Limit Your Confessions to Close Family
When you decide whom to tell about your heroin addiction, keep it to your closest loved ones at first. If you are in a group, you do not want outsiders or acquaintances to make your loved ones feel like they are unable to be fully expressive. This is a very difficult time and everyone deserves a safe, loving, and personal group with whom to rally. Moreover, your family may want to be able to process the information before the word gets out. The news will eventually trickle down to distant relatives and friends. Besides, you do not have to tell everyone.
Be Ready for Negativity and Insistence
If you are addicted to heroin, you already know that it is a serious state to be in. It is not unnatural for family members to get scared and express anger. It is in your best interest not to return that anger. Try to be understanding and hopefully, they will too. It takes some adjusting and the road ahead for them is going to be trying, so a little sympathy goes a long way.

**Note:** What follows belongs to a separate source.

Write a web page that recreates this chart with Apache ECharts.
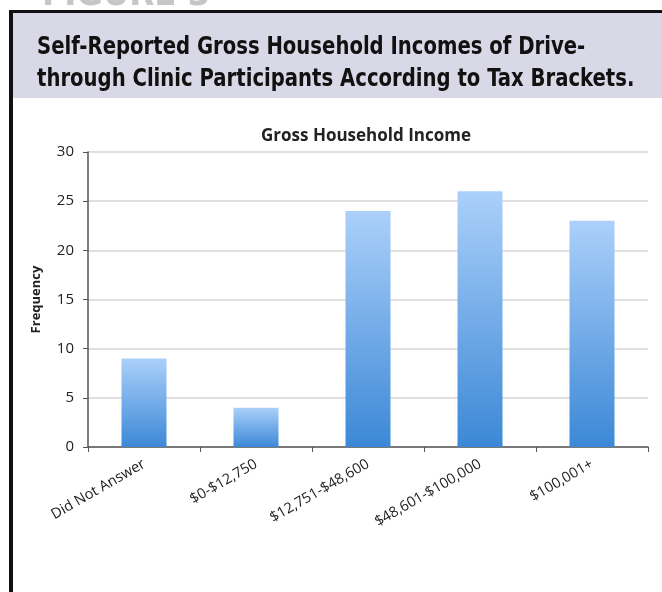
<!DOCTYPE html>
<html>
<head>
<meta charset="utf-8">
<script src="https://cdn.jsdelivr.net/npm/echarts@6/dist/echarts.min.js"></script>
<style>
html,body{margin:0;padding:0;background:#fff;}
#chart{width:662px;height:592px;}
</style>
</head>
<body>
<div id="chart"></div>
<script>
const categories = ['Did Not Answer', '$0-$12,750', '$12,751-$48,600', '$48,601-$100,000', '$100,001+'];
const frequency = [9, 4, 24, 26, 23];
const yTicks = [0, 5, 10, 15, 20, 25, 30];

const chart = echarts.init(document.getElementById('chart'), null, {renderer: 'canvas'});
const condensed = '"Liberation Sans Narrow", "DejaVu Sans Condensed", "Arial Narrow", sans-serif';
const body = '"Open Sans", "Liberation Sans", sans-serif';

chart.setOption({
  backgroundColor: '#ffffff',
  animation: false,
  graphic: [
    {type: 'text', x: 42, y: -24, z: 1, scaleX: 0.95,
      style: {text: 'FIGURE 3', font: 'bold 38px ' + condensed, fill: '#c6c6c6'}},
    {type: 'rect', shape: {x: 12, y: 13, width: 650, height: 85}, style: {fill: '#d9d8e6'}, z: 0},
    {type: 'rect', shape: {x: 9, y: 10, width: 653, height: 3}, style: {fill: '#111'}, z: 2},
    {type: 'rect', shape: {x: 9, y: 10, width: 4, height: 582}, style: {fill: '#111'}, z: 2},
    {type: 'text', x: 37, y: 32, z: 3, scaleX: 0.91,
      style: {text: 'Self-Reported Gross Household Incomes of Drive-\nthrough Clinic Participants According to Tax Brackets.',
        font: 'bold 24px ' + condensed, fill: '#111', lineHeight: 32}}
  ],
  title: {
    text: 'Gross Household Income',
    left: 361, top: 123, textAlign: 'center',
    textStyle: {fontFamily: body, fontSize: 17, fontWeight: 'bold', color: '#222'}
  },
  grid: {left: 88, right: 14, top: 152, bottom: 145},
  xAxis: {
    type: 'category',
    data: categories,
    axisLine: {lineStyle: {color: '#555', width: 1.5}},
    axisTick: {show: true, length: 5, lineStyle: {color: '#555'}},
    axisLabel: {rotate: 30, interval: 0, margin: 16, color: '#222',
      fontFamily: body, fontSize: 14.5}
  },
  yAxis: {
    type: 'value',
    min: yTicks[0], max: yTicks[yTicks.length - 1], interval: 5,
    name: 'Frequency', nameLocation: 'middle', nameGap: 45, nameRotate: 90,
    nameTextStyle: {fontFamily: body, fontSize: 13, fontWeight: 'bold', color: '#222'},
    axisLine: {show: true, lineStyle: {color: '#555', width: 1.5}},
    axisTick: {show: true, length: 5, lineStyle: {color: '#555'}},
    axisLabel: {color: '#222', fontFamily: body, fontSize: 15, margin: 14},
    splitLine: {lineStyle: {color: '#d6d6d6', width: 1.5}}
  },
  series: [{
    type: 'bar',
    data: frequency,
    barWidth: 45,
    itemStyle: {
      color: new echarts.graphic.LinearGradient(0, 0, 0, 1, [
        {offset: 0, color: '#abd0fa'},
        {offset: 1, color: '#3c88d6'}
      ])
    }
  }]
});
</script>
</body>
</html>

You are also likely to encounter insistence. Family members will insist you get help, insist you go cold turkey, insist you answer a barrage of questions, etc. They are going to want you sober and want you to stay that way from that day forward. Explain your situation, what your plans are for treatment, etc. You could use the help.
You really ought to be sober when you confess your addiction to your family. This is not for their benefit. This is so that you fully comprehend what is happening. There is going to be a lot said and there will be a lot of emotion. This is not the time to be numb to it. Remember, it is hard for them too and they have to face it without a crutch. If they can, so can you.
Understand That They Cannot Understand
Your family members have possibly gained all of their knowledge of heroin addiction from often incorrect news stories and films. What they express to you may be laughably inaccurate, but that should not invalidate their concerns. You know more than any of them that your addiction can be fatally dangerous. You know what it is doing to you mentally, physically, and emotionally. They can only guess and they will likely guess wrong. All they will know for a fact is what you tell them, so be prepared to be open and do not be afraid to let them know some of the truths about heroin addiction.
Let it Be Emotional
You may want to push away any emotional outbursts, crying, and the like. Instead, just let people feel how they want to feel. It is not a personal slight. It may feel like they are overreacting, but it is up to them how they want to react. It is up to you whether you want to accept and validate their feelings or dismiss them.
Hopefully, telling your family about your heroin addiction is a step on your road to recovery. With their support and your willingness to accept it, you can make it all the way to lifelong sobriety. Show them that this situation does not have to be a tragedy. It can be a story of triumph and teamwork.